◆ PROBLEM
Repeat all of the material below exactly as written, images excluded.

◆ INPUT RECORDS
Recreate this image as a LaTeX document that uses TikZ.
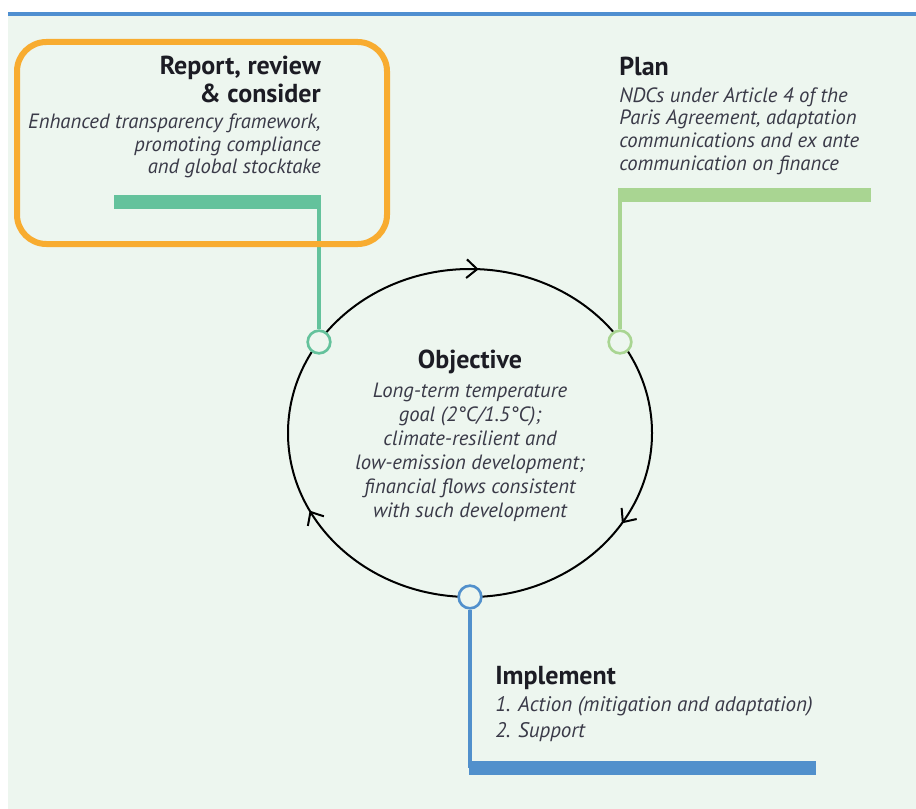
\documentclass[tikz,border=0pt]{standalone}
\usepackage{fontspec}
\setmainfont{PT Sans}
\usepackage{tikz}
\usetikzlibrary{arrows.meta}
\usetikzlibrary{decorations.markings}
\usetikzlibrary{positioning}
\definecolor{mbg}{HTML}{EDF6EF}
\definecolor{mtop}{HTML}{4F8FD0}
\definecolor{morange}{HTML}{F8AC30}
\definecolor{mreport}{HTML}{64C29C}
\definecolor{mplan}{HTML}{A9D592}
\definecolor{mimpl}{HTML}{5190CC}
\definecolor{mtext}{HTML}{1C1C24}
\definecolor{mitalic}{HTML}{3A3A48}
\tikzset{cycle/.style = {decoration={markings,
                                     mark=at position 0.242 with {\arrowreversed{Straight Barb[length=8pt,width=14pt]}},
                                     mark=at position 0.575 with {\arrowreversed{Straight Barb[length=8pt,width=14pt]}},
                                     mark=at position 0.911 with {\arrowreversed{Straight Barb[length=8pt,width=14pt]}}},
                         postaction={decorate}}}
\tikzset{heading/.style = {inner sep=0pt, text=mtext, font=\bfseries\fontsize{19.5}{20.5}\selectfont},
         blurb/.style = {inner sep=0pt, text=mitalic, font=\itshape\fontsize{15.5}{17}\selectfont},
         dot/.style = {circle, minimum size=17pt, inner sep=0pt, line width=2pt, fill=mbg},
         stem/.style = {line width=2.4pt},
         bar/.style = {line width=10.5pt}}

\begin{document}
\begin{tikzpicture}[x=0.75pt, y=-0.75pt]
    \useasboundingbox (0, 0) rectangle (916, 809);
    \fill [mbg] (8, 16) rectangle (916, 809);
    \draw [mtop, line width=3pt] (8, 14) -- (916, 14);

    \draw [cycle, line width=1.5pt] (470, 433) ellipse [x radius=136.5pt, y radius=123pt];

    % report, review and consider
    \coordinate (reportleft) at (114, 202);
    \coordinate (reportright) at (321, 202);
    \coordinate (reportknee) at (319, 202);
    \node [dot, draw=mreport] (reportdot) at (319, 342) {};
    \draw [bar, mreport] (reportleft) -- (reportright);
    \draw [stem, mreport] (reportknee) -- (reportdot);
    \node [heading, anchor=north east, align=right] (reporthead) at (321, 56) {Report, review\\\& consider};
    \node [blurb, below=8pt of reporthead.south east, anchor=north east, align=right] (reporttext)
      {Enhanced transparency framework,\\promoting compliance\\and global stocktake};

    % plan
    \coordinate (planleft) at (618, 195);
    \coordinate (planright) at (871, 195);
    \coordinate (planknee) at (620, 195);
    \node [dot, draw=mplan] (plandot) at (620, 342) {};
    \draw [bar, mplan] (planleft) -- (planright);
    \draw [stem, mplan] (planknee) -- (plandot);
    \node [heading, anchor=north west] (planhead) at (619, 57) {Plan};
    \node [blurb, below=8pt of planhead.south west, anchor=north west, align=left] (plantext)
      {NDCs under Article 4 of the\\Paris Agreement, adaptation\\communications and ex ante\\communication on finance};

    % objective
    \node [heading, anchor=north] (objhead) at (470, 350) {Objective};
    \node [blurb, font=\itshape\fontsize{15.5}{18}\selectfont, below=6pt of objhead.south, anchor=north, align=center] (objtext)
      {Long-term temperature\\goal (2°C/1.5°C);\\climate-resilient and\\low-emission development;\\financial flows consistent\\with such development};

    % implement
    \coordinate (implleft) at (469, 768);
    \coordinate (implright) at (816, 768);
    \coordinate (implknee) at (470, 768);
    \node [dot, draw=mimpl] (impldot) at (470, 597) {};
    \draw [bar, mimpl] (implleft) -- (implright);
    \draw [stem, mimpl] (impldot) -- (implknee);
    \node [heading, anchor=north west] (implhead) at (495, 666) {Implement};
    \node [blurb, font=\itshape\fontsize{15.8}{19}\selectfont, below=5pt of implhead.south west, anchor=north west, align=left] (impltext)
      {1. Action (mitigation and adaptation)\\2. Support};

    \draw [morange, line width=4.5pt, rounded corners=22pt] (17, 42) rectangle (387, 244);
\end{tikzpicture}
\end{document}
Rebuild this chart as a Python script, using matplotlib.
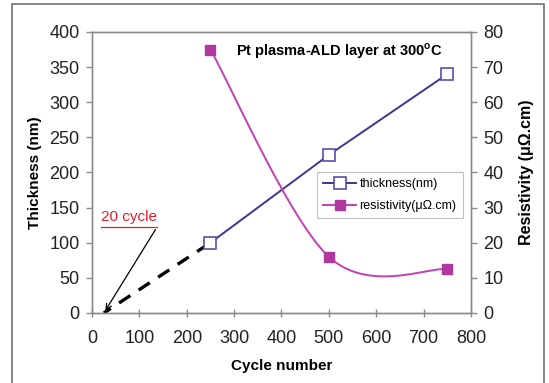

◆ THE RESULT
Recreate this image as a LaTeX document that uses TikZ.
\documentclass[tikz,border=0pt]{standalone}
\usepackage{fontspec}
\setmainfont{PT Sans}
\usepackage{tikz}
\usetikzlibrary{arrows.meta}
\usetikzlibrary{decorations.markings}
\usetikzlibrary{positioning}
\definecolor{mbg}{HTML}{EDF6EF}
\definecolor{mtop}{HTML}{4F8FD0}
\definecolor{morange}{HTML}{F8AC30}
\definecolor{mreport}{HTML}{64C29C}
\definecolor{mplan}{HTML}{A9D592}
\definecolor{mimpl}{HTML}{5190CC}
\definecolor{mtext}{HTML}{1C1C24}
\definecolor{mitalic}{HTML}{3A3A48}
\tikzset{cycle/.style = {decoration={markings,
                                     mark=at position 0.242 with {\arrowreversed{Straight Barb[length=8pt,width=14pt]}},
                                     mark=at position 0.575 with {\arrowreversed{Straight Barb[length=8pt,width=14pt]}},
                                     mark=at position 0.911 with {\arrowreversed{Straight Barb[length=8pt,width=14pt]}}},
                         postaction={decorate}}}
\tikzset{heading/.style = {inner sep=0pt, text=mtext, font=\bfseries\fontsize{19.5}{20.5}\selectfont},
         blurb/.style = {inner sep=0pt, text=mitalic, font=\itshape\fontsize{15.5}{17}\selectfont},
         dot/.style = {circle, minimum size=17pt, inner sep=0pt, line width=2pt, fill=mbg},
         stem/.style = {line width=2.4pt},
         bar/.style = {line width=10.5pt}}

\begin{document}
\begin{tikzpicture}[x=0.75pt, y=-0.75pt]
    \useasboundingbox (0, 0) rectangle (916, 809);
    \fill [mbg] (8, 16) rectangle (916, 809);
    \draw [mtop, line width=3pt] (8, 14) -- (916, 14);

    \draw [cycle, line width=1.5pt] (470, 433) ellipse [x radius=136.5pt, y radius=123pt];

    % report, review and consider
    \coordinate (reportleft) at (114, 202);
    \coordinate (reportright) at (321, 202);
    \coordinate (reportknee) at (319, 202);
    \node [dot, draw=mreport] (reportdot) at (319, 342) {};
    \draw [bar, mreport] (reportleft) -- (reportright);
    \draw [stem, mreport] (reportknee) -- (reportdot);
    \node [heading, anchor=north east, align=right] (reporthead) at (321, 56) {Report, review\\\& consider};
    \node [blurb, below=8pt of reporthead.south east, anchor=north east, align=right] (reporttext)
      {Enhanced transparency framework,\\promoting compliance\\and global stocktake};

    % plan
    \coordinate (planleft) at (618, 195);
    \coordinate (planright) at (871, 195);
    \coordinate (planknee) at (620, 195);
    \node [dot, draw=mplan] (plandot) at (620, 342) {};
    \draw [bar, mplan] (planleft) -- (planright);
    \draw [stem, mplan] (planknee) -- (plandot);
    \node [heading, anchor=north west] (planhead) at (619, 57) {Plan};
    \node [blurb, below=8pt of planhead.south west, anchor=north west, align=left] (plantext)
      {NDCs under Article 4 of the\\Paris Agreement, adaptation\\communications and ex ante\\communication on finance};

    % objective
    \node [heading, anchor=north] (objhead) at (470, 350) {Objective};
    \node [blurb, font=\itshape\fontsize{15.5}{18}\selectfont, below=6pt of objhead.south, anchor=north, align=center] (objtext)
      {Long-term temperature\\goal (2°C/1.5°C);\\climate-resilient and\\low-emission development;\\financial flows consistent\\with such development};

    % implement
    \coordinate (implleft) at (469, 768);
    \coordinate (implright) at (816, 768);
    \coordinate (implknee) at (470, 768);
    \node [dot, draw=mimpl] (impldot) at (470, 597) {};
    \draw [bar, mimpl] (implleft) -- (implright);
    \draw [stem, mimpl] (impldot) -- (implknee);
    \node [heading, anchor=north west] (implhead) at (495, 666) {Implement};
    \node [blurb, font=\itshape\fontsize{15.8}{19}\selectfont, below=5pt of implhead.south west, anchor=north west, align=left] (impltext)
      {1. Action (mitigation and adaptation)\\2. Support};

    \draw [morange, line width=4.5pt, rounded corners=22pt] (17, 42) rectangle (387, 244);
\end{tikzpicture}
\end{document}
Rebuild this chart as a Python script, using matplotlib.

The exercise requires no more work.